ONETIME DIVIDEND CHOICE

Electric utilities used to be considered ideal investments for the proverbial “widows and orphans.” Regulated power companies were thought to be “natural monopolies” because it was prohibitively expensive to duplicate their local transmission facilities.

That natural monopoly status, however, began to crumble years ago. Back in 1996, the Federal Energy Regulatory Commission began to allow competitive power producers to sell to customers over the utilities’ lines. And 43 states now allow “reverse metering” -- which requires utilities to buy power from homeowners who can generate it from rooftop solar panels.

Credit ratings provide one indication of the reduced status of power companies. In 1970, virtually all investor-owned electric companies had a bond rating of A- or better. By 2011, only 26% did.
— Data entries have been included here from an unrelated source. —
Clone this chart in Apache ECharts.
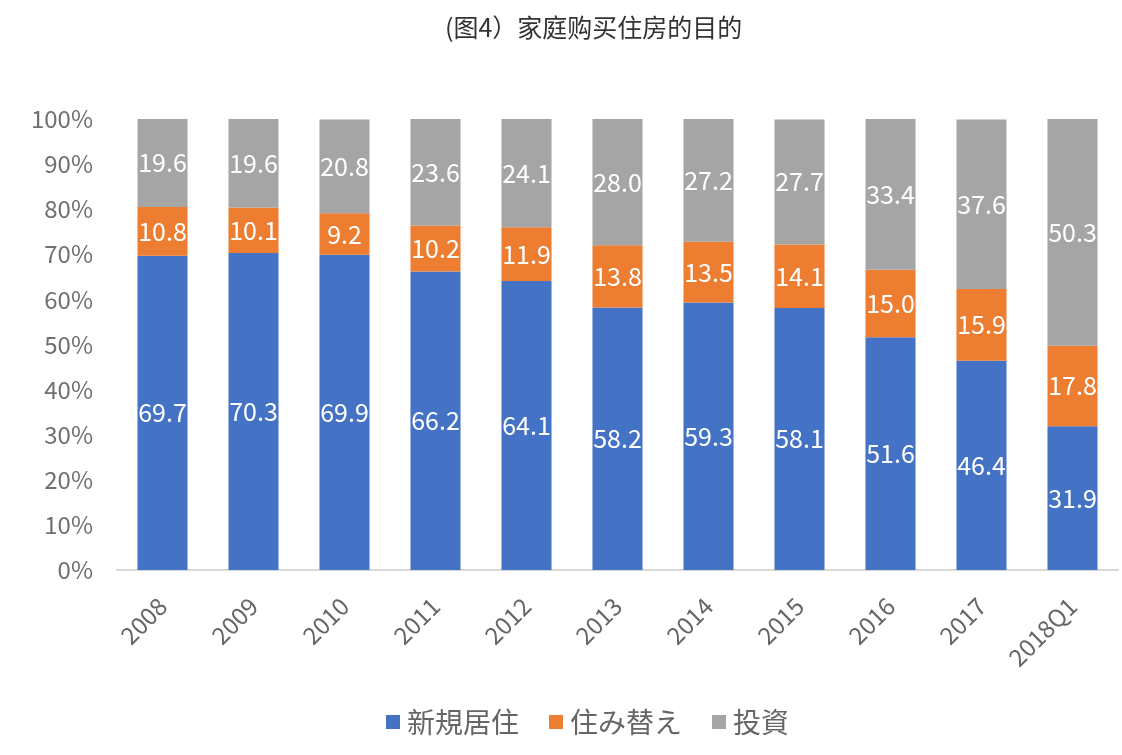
<!DOCTYPE html>
<html>
<head>
<meta charset="utf-8">
<script src="https://cdn.jsdelivr.net/npm/echarts@6/dist/echarts.min.js"></script>
<style>
html, body { margin: 0; padding: 0; background: #fff; }
#main { width: 1122px; height: 755px; }
</style>
</head>
<body>
<div id="main"></div>
<script>
// data
var years = ['2008', '2009', '2010', '2011', '2012', '2013', '2014', '2015', '2016', '2017', '2018Q1'];
var newHome = [69.7, 70.3, 69.9, 66.2, 64.1, 58.2, 59.3, 58.1, 51.6, 46.4, 31.9];
var moveHome = [10.8, 10.1, 9.2, 10.2, 11.9, 13.8, 13.5, 14.1, 15.0, 15.9, 17.8];
var invest = [19.6, 19.6, 20.8, 23.6, 24.1, 28.0, 27.2, 27.7, 33.4, 37.6, 50.3];
var seriesNames = ['新規居住', '住み替え', '投資'];
var colors = ['#4472c4', '#ed7d31', '#a5a5a5'];

var fontFam = '"Noto Sans CJK SC", "Noto Sans", sans-serif';

function makeSeries(name, data, color) {
    return {
        name: name,
        type: 'bar',
        stack: 'total',
        barWidth: '55%',
        data: data,
        itemStyle: { color: color },
        label: {
            show: true,
            position: 'inside',
            color: '#fff',
            fontSize: 25,
            fontFamily: fontFam,
            formatter: function (p) { return p.value.toFixed(1); }
        }
    };
}

var chartDom = document.getElementById('main');
var myChart = echarts.init(chartDom);
var option;

option = {
    title: {
        text: '(图4）家庭购买住房的目的',
        left: 440,
        top: 10,
        textStyle: { fontSize: 25, fontWeight: 'normal', color: '#333', fontFamily: fontFam }
    },
    legend: {
        top: 703,
        left: 381,
        itemWidth: 14,
        itemHeight: 14,
        itemGap: 30,
        icon: 'rect',
        textStyle: { fontSize: 28, color: '#666', fontFamily: fontFam, padding: [0, 0, 0, 2] }
    },
    grid: { left: 117, right: 4, top: 119, bottom: 185 },
    xAxis: {
        type: 'category',
        data: years,
        axisTick: { show: false },
        axisLine: { lineStyle: { color: '#d9d9d9', width: 2 } },
        axisLabel: { rotate: 45, fontSize: 24, color: '#666', margin: 32, fontFamily: fontFam }
    },
    yAxis: {
        type: 'value',
        min: 0,
        max: 100,
        interval: 10,
        splitLine: { show: false },
        axisLine: { show: false },
        axisTick: { show: false },
        axisLabel: { fontSize: 24, color: '#707070', margin: 24, fontFamily: fontFam, formatter: '{value}%' }
    },
    series: [
        makeSeries(seriesNames[0], newHome, colors[0]),
        makeSeries(seriesNames[1], moveHome, colors[1]),
        makeSeries(seriesNames[2], invest, colors[2])
    ]
};

option && myChart.setOption(option);
</script>
</body>
</html>
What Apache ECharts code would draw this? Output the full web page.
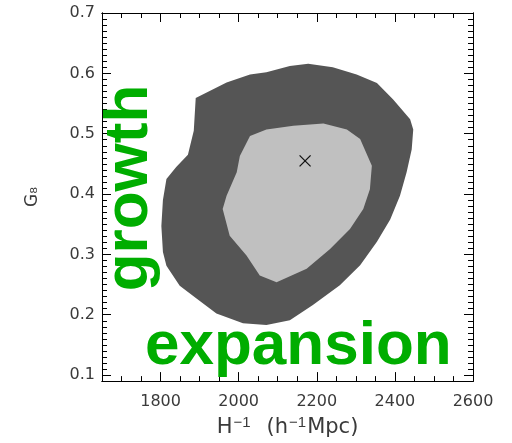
<!DOCTYPE html>
<html><head><meta charset="utf-8">
<script src="https://cdn.jsdelivr.net/npm/echarts@6/dist/echarts.min.js"></script>
<style>html,body{margin:0;padding:0;background:#fff}#c{width:512px;height:443px}</style>
</head><body><div id="c"></div>
<script>
// Outer (dark) confidence region, H^-1 (h^-1 Mpc) and G8
const outerH = [1890,1969,2029,2071,2131,2178,2241,2302,2354,2395,2439,2447,2443,2430,2413,2388,2354,2311,2259,2190,2131,2071,2011,1943,1892,1849,1815,1806,1802,1806,1815,1840,1870,1885];
const outerG = [0.559,0.585,0.598,0.602,0.612,0.616,0.610,0.598,0.584,0.557,0.524,0.507,0.474,0.436,0.397,0.358,0.321,0.282,0.249,0.216,0.191,0.183,0.186,0.202,0.227,0.248,0.281,0.304,0.347,0.390,0.425,0.445,0.465,0.505];
// Inner (light) confidence region
const innerH = [2029,2071,2140,2217,2277,2311,2341,2336,2319,2285,2234,2174,2097,2054,2020,1977,1959,1969,1995,2003];
const innerG = [0.496,0.507,0.513,0.517,0.507,0.491,0.447,0.408,0.375,0.342,0.309,0.276,0.254,0.265,0.298,0.331,0.375,0.397,0.436,0.463];
// Best fit point
const bestH = [2170];
const bestG = [0.455];
// Tick labels
const xTickLabels = [1800, 2000, 2200, 2400, 2600];
const yTickLabels = [0.1, 0.2, 0.3, 0.4, 0.5, 0.6, 0.7];

const X_MIN = 1650, X_MAX = 2600, Y_MIN = 0.09, Y_MAX = 0.70;
const xMinor = []; for (let v = 1700; v <= 2550; v += 50) xMinor.push(v);
const yMinor = []; for (let k = 10; k <= 69; k++) yMinor.push(+(k / 100).toFixed(2));

const labelFont = {fontFamily: 'DejaVu Sans', fontSize: 16, color: '#3a3a3a'};
function xAx(pos, ticks, len, labels, extra) {
  return Object.assign({
    type: 'value', position: pos, min: X_MIN, max: X_MAX, gridIndex: 0,
    axisLine: {show: true, onZero: false, lineStyle: {color: '#000', width: 1}},
    axisTick: {show: true, inside: true, length: len, customValues: ticks, lineStyle: {color: '#000', width: 1}},
    axisLabel: labels ? Object.assign({show: true, customValues: xTickLabels, margin: 13, formatter: v => String(v)}, labelFont) : {show: false},
    splitLine: {show: false}
  }, extra || {});
}
function yAx(pos, ticks, len, labels, extra) {
  return Object.assign({
    type: 'value', position: pos, min: Y_MIN, max: Y_MAX, gridIndex: 0,
    axisLine: {show: true, onZero: false, lineStyle: {color: '#000', width: 1}},
    axisTick: {show: true, inside: true, length: len, customValues: ticks, lineStyle: {color: '#000', width: 1}},
    axisLabel: labels ? Object.assign({show: true, customValues: yTickLabels, margin: 7, formatter: v => v.toFixed(1)}, labelFont) : {show: false},
    splitLine: {show: false}
  }, extra || {});
}

const chart = echarts.init(document.getElementById('c'), null, {renderer: 'canvas'});
const polySeries = (hs, gs, fill, z) => ({
  type: 'custom', xAxisIndex: 0, yAxisIndex: 0, z: z, silent: true,
  data: [[hs[0], gs[0]]],
  renderItem: function (params, api) {
    const pts = hs.map((h, i) => api.coord([h, gs[i]]));
    return {type: 'polygon', shape: {points: pts}, style: {fill: fill, stroke: null}};
  }
});
chart.setOption({
  animation: false,
  backgroundColor: '#fff',
  grid: {left: 102, right: 39, top: 13, bottom: 60, containLabel: false},
  xAxis: [
    xAx('bottom', xTickLabels, 9, true, {
      name: '{n|H}{s|\u22121}{g|}{n|(h}{s|\u22121}{n|Mpc)}', nameLocation: 'middle', nameGap: 33,
      nameTextStyle: {
        fontFamily: 'DejaVu Sans', fontSize: 21, color: '#3a3a3a',
        rich: {
          n: {fontFamily: 'DejaVu Sans', fontSize: 21, color: '#3a3a3a', lineHeight: 23, verticalAlign: 'bottom'},
          s: {fontFamily: 'Liberation Sans', fontSize: 15, color: '#3a3a3a', lineHeight: 12, verticalAlign: 'top', padding: [0, 1, 0, 1]},
          g: {width: 15, lineHeight: 23}
        }
      }
    }),
    xAx('bottom', xMinor, 5, false),
    xAx('top', xTickLabels, 9, false),
    xAx('top', xMinor, 5, false)
  ],
  yAxis: [
    yAx('left', yTickLabels, 9, true, {
      name: 'G\u2088', nameLocation: 'middle', nameGap: 61, nameRotate: 90,
      nameTextStyle: {fontFamily: 'DejaVu Sans', fontSize: 17, color: '#3a3a3a'}
    }),
    yAx('left', yMinor, 5, false),
    yAx('right', yTickLabels, 9, false),
    yAx('right', yMinor, 5, false)
  ],
  series: [
    polySeries(outerH, outerG, '#555555', 1),
    polySeries(innerH, innerG, '#c0c0c0', 2),
    {
      type: 'custom', xAxisIndex: 0, yAxisIndex: 0, z: 3, silent: true,
      data: bestH.map((h, i) => [h, bestG[i]]),
      renderItem: function (params, api) {
        const p = api.coord([api.value(0), api.value(1)]);
        const s = 5.5;
        const st = {stroke: '#111', lineWidth: 1.3};
        return {type: 'group', children: [
          {type: 'line', shape: {x1: p[0] - s, y1: p[1] - s, x2: p[0] + s, y2: p[1] + s}, style: st},
          {type: 'line', shape: {x1: p[0] + s, y1: p[1] - s, x2: p[0] - s, y2: p[1] + s}, style: st}
        ]};
      }
    }
  ],
  graphic: [
    {type: 'text', z: 100, x: 161, y: 188, rotation: Math.PI / 2,
      style: {text: 'growth', fontFamily: 'Liberation Sans', fontWeight: 'bold', fontSize: 62, fill: '#00ad00', align: 'center', verticalAlign: 'bottom'}},
    {type: 'text', z: 100, x: 145, y: 378,
      style: {text: 'expansion', fontFamily: 'Liberation Sans', fontWeight: 'bold', fontSize: 62, fill: '#00ad00', align: 'left', verticalAlign: 'bottom'}}
  ]
});
</script></body></html>
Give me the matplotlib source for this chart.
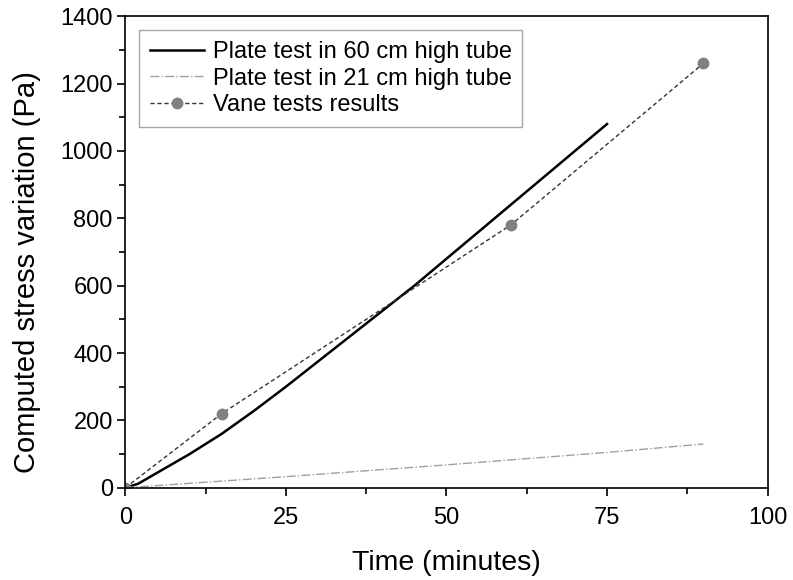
import matplotlib
matplotlib.use("Agg")
import matplotlib.pyplot as plt
from matplotlib.ticker import MultipleLocator

plt.rcParams["font.family"] = ["Liberation Sans", "DejaVu Sans"]

# plate test, 60 cm tube
t60 = [0, 2, 5, 10, 15, 20, 25, 30, 35, 40, 42, 45, 50, 55, 60, 65, 70, 75]
s60 = [0, 12, 45, 100, 160, 228, 300, 375, 450, 525, 555, 600, 680, 760, 840, 920, 1000, 1080]

# plate test, 21 cm tube
t21 = [0, 25, 50, 75, 90]
s21 = [0, 33, 68, 105, 130]

# vane tests
t_vane = [0, 15, 60, 90]
s_vane = [0, 220, 780, 1260]

fig = plt.figure(figsize=(7.93, 5.8), dpi=100)
ax = fig.add_axes([0.158, 0.159, 0.81, 0.813])

ax.plot(t60, s60, color="black", lw=1.8, label="Plate test in 60 cm high tube")
ax.plot(t21, s21, color="#a0a0a0", lw=1.0, ls="-.", label="Plate test in 21 cm high tube")
ax.plot(t_vane, s_vane, color="#333333", lw=1.0, ls=(0, (3, 2)), marker="o",
        ms=7.5, mfc="#808080", mec="#808080", label="Vane tests results")

ax.set_xlim(0, 100)
ax.set_ylim(0, 1400)
ax.xaxis.set_major_locator(MultipleLocator(25))
ax.xaxis.set_minor_locator(MultipleLocator(12.5))
ax.yaxis.set_major_locator(MultipleLocator(200))
ax.yaxis.set_minor_locator(MultipleLocator(100))
ax.tick_params(which="both", direction="out", labelsize=17, width=1.2)
ax.tick_params(axis="y", which="both", pad=3)
ax.tick_params(axis="x", which="both", pad=8)
ax.tick_params(which="major", length=6)
ax.tick_params(which="minor", length=4)
for sp in ax.spines.values():
    sp.set_linewidth(1.2)

ax.set_xlabel("Time (minutes)", fontsize=20.5, labelpad=15)
ax.set_ylabel("Computed stress variation (Pa)", fontsize=21)
ax.yaxis.set_label_coords(-0.132, 0.458)

leg = ax.legend(loc="upper left", fontsize=17, fancybox=False, edgecolor="#909090",
                handlelength=2.3, borderaxespad=0.6, labelspacing=0.2, handletextpad=0.35,
                borderpad=0.45)
leg.get_frame().set_linewidth(1.0)

fig.savefig("out.png", dpi=100)
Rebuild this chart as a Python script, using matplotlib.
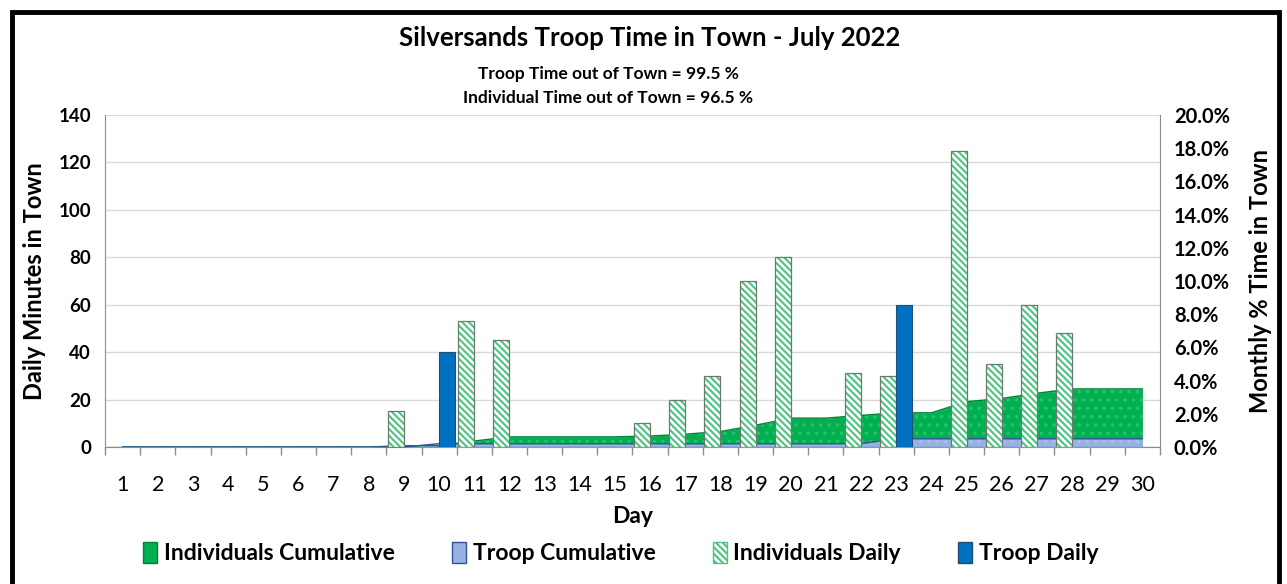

Advisors know that companies don’t need pristine balance sheets to pay dividends. What they do need, however, is cash flow -- and EEI’s numbers show that the electric power industry’s free cash flow has been negative for nine consecutive years.

The trade group defines free cash flow as cash from operations less capital expenditures and common dividends -- a definition it adopted because of “the utility industry’s strong tradition of dividend payments.” But even using a narrower (and more traditional) definition of free cash flow -- cash from operations less capital expenditures -- the industry’s numbers have been negative in four of the last nine years.

MORE TROUBLE AHEAD?

In October 2013 -- before the EPA announced its proposed rules -- EEI estimated the industry’s capital expenditures to be $93 billion this year and $85 billion in 2015. Over the past nine years, when free cash flow (under the traditional measure) was negative almost 45% of the time, the industry’s capital expenditures averaged $75.1 billion.

So far, the industry has been able to make up the shortfall by borrowing. Only one investor-owned power company cut its dividend in 2013, a year in which industry capital expenditures exceeded cash from operations by $2.6 billion. But, as rates rise in the coming years, financing dividends by borrowing will get more expensive.

The changing nature of power production and distribution may ultimately do more than capex to undermine the ability of electric utilities to pay rich dividends. The declining cost of solar panels and improvements in battery storage technology are likely to lead even more homeowners to become power generators rather than energy consumers.

Meanwhile, the poor history of grid reliability (Hurricane Sandy as well as blackouts in the Northeast in 1965, 1977 and 2003) could cause many to seek a more local solution. Should users turn to “distributed power generation” models -- smaller interconnections of local consumers -- the electric utilities could eventually face an existential threat.

Right now, investors seem unconcerned about the utilities sector's future. For the first five months of the year, the group was the top-performing sector in the S&P 500. Over that period, utilities rose 11.7% in price vs. 7.1% for the index as a whole.

But as prospectuses note: Past performance is no guarantee of future profits. Especially when an industry is facing major change.